§ The request:
Take the lines from the top down to and including the one with "from matplotlib.colors import" and repeat them exactly. Omit images.
---+---
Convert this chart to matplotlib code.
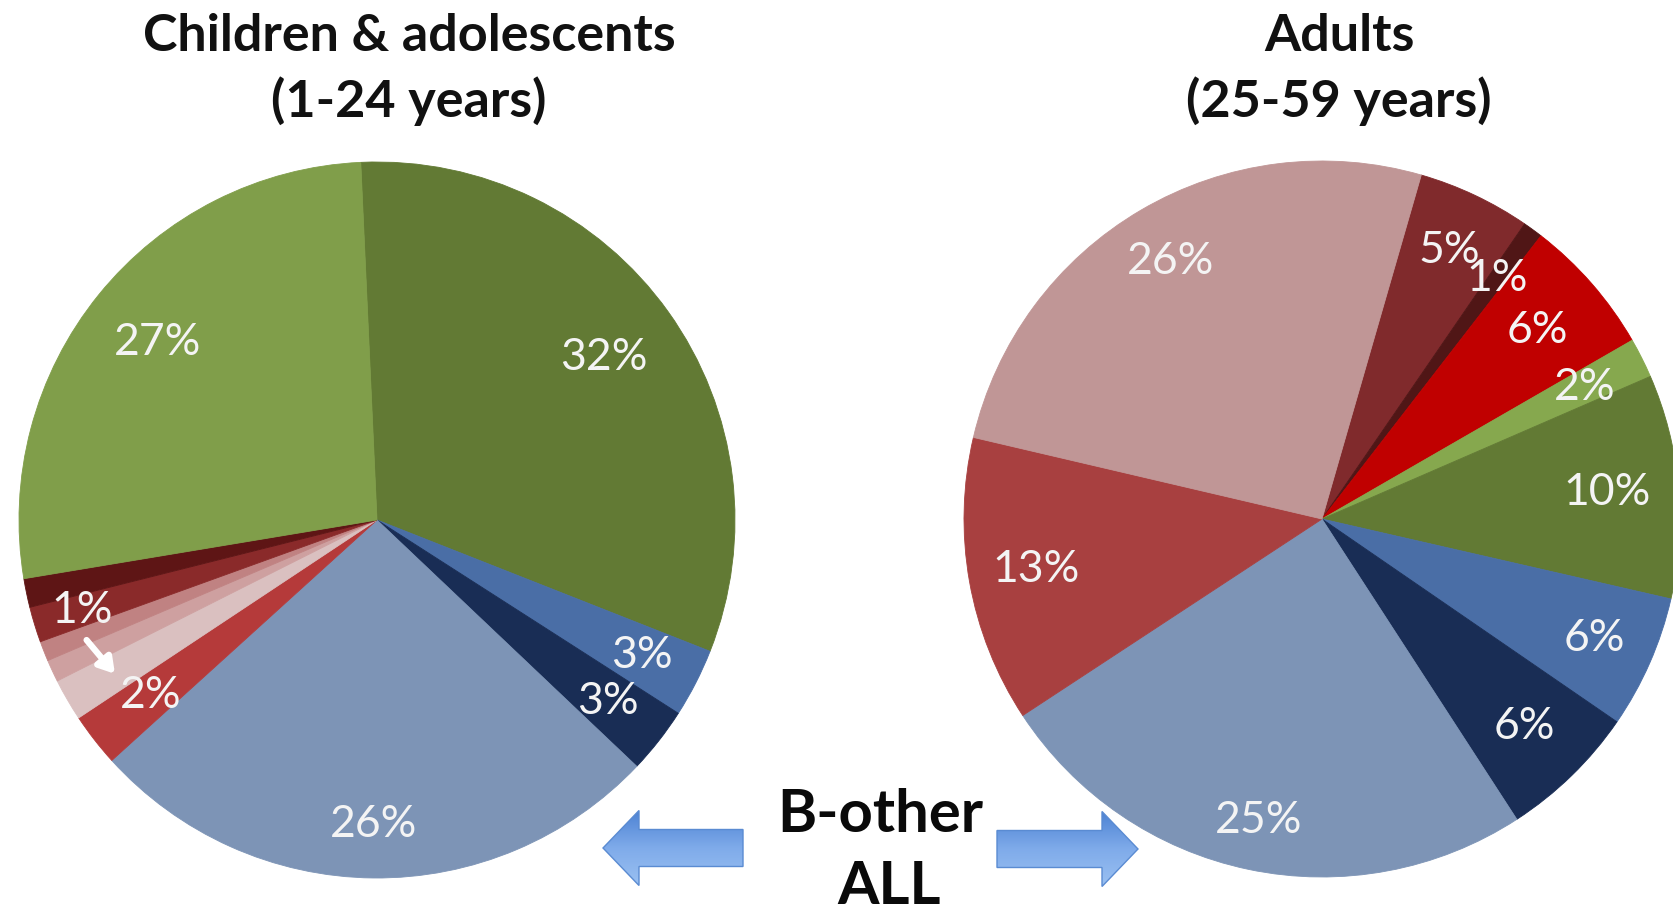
import numpy as np
import matplotlib
matplotlib.use("Agg")
import matplotlib.pyplot as plt
from matplotlib.patches import FancyArrow
from matplotlib.colors import LinearSegmentedColormap

# ---------------- data ----------------
# Children & adolescents (clockwise from the top)
child_values = [31.7, 3.1, 3.0, 26.2, 2.4, 1.9, 1.0, 0.9, 1.6, 1.3, 26.9]
child_labels = ["32%", "3%", "3%", "26%", "2%", "", "", "", "1%", "", "27%"]
child_colors = ["#627a34", "#4a6ea6", "#192d55", "#7d94b6", "#b53a3a",
                "#dac0c0", "#cea0a0", "#c08282", "#8a2a2a", "#5e1515", "#809e4a"]

# Adults (clockwise)
adult_values = [5.1, 0.9, 6.2, 1.8, 10.1, 6.0, 6.25, 24.9, 12.9, 25.8]
adult_labels = ["5%", "1%", "6%", "2%", "10%", "6%", "6%", "25%", "13%", "26%"]
adult_colors = ["#802a2c", "#501616", "#c00000", "#86a84e", "#627a34",
                "#4a6ea6", "#192d55", "#7d94b6", "#a84040", "#c09696"]

titles = [("Children & adolescents", "(1-24 years)"), ("Adults", "(25-59 years)")]
center_text = ["B-other", "ALL"]

# ---------------- layout ----------------
W, H = 1673, 915
fig = plt.figure(figsize=(W / 100, H / 100), dpi=100)
ax = fig.add_axes([0, 0, 1, 1])

def Y(yp):
    return H - yp

R = 358
pies = [
    dict(values=child_values, labels=child_labels, colors=child_colors,
         center=(377, Y(520)), start=92.6,
         dist=[0.78, 0.83, 0.82, 0.85, 0.80, 0, 0, 0, 0.86, 0, 0.79]),
    dict(values=adult_values, labels=adult_labels, colors=adult_colors,
         center=(1322, Y(519)), start=73.9,
         dist=[0.83, 0.83, 0.80, 0.82, 0.80, 0.83, 0.81, 0.86, 0.81, 0.835]),
]

label_font = dict(family=["Lato", "DejaVu Sans"], fontsize=32, color="#f4f4f4")
positions = []
for p in pies:
    wedges, _ = ax.pie(p["values"], colors=p["colors"], startangle=p["start"],
                       counterclock=False, center=p["center"], radius=R,
                       wedgeprops=dict(linewidth=0.6),
                       frame=True)
    pos = []
    for w, lab, d in zip(wedges, p["labels"], p["dist"]):
        w.set_edgecolor(w.get_facecolor())
        mid = np.deg2rad((w.theta1 + w.theta2) / 2)
        x = p["center"][0] + R * d * np.cos(mid)
        y = p["center"][1] + R * d * np.sin(mid)
        pos.append((x, y))
        if lab:
            ax.text(x, y, lab, ha="center", va="center", **label_font)
    positions.append(pos)

# small white arrow in the children pie (from "1%" to "2%")
p1 = positions[0][8]
p2 = positions[0][4]
ax.annotate("", xy=(p2[0] - 36, p2[1] + 22), xytext=(p1[0] + 4, p1[1] - 30),
            arrowprops=dict(arrowstyle="-|>,head_length=0.9,head_width=0.55",
                            color="white", lw=4.5, shrinkA=0, shrinkB=0))

# titles
title_font = dict(family=["Lato", "DejaVu Sans"], fontweight="bold",
                  fontsize=37.5, color="#111111", ha="center", va="baseline")
for (l1, l2), xc in zip(titles, [409, 1339]):
    ax.text(xc, Y(51), l1, **title_font)
    ax.text(xc, Y(117), l2, **title_font)

# center text
ax.text(880, Y(832), center_text[0], family=["Lato", "DejaVu Sans"],
        fontweight="bold", fontsize=43, color="#0a0a0a", ha="center", va="baseline")
ax.text(889, Y(904), center_text[1], family=["Lato", "DejaVu Sans"],
        fontweight="bold", fontsize=43, color="#0a0a0a", ha="center", va="baseline")

# gradient blue arrows
grad = np.linspace(0, 1, 256).reshape(-1, 1)
cmap = LinearSegmentedColormap.from_list("arr", ["#4a80d2", "#7fabea", "#9cc2f2"])
arrows = [dict(tail=743, tip=603, yc=848), dict(tail=997, tip=1138, yc=849)]
for a in arrows:
    arr = FancyArrow(a["tail"], Y(a["yc"]), a["tip"] - a["tail"], 0,
                     width=37, head_width=75, head_length=36,
                     length_includes_head=True, facecolor="none",
                     edgecolor="#5a8bd2", linewidth=1.0, zorder=3)
    ax.add_patch(arr)
    x0, x1 = sorted([a["tail"], a["tip"]])
    im = ax.imshow(grad, cmap=cmap, aspect="auto", origin="upper",
                   extent=(x0 - 2, x1 + 2, Y(a["yc"]) - 40, Y(a["yc"]) + 40),
                   zorder=2)
    im.set_clip_path(arr)

ax.set_xlim(0, W)
ax.set_ylim(0, H)
ax.set_aspect("equal")
ax.axis("off")
fig.savefig("out.png", dpi=100, facecolor="white")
---+---
§ Task output:
Convert this chart to matplotlib code.
import numpy as np
import matplotlib
matplotlib.use("Agg")
import matplotlib.pyplot as plt
from matplotlib.patches import FancyArrow
from matplotlib.colors import LinearSegmentedColormap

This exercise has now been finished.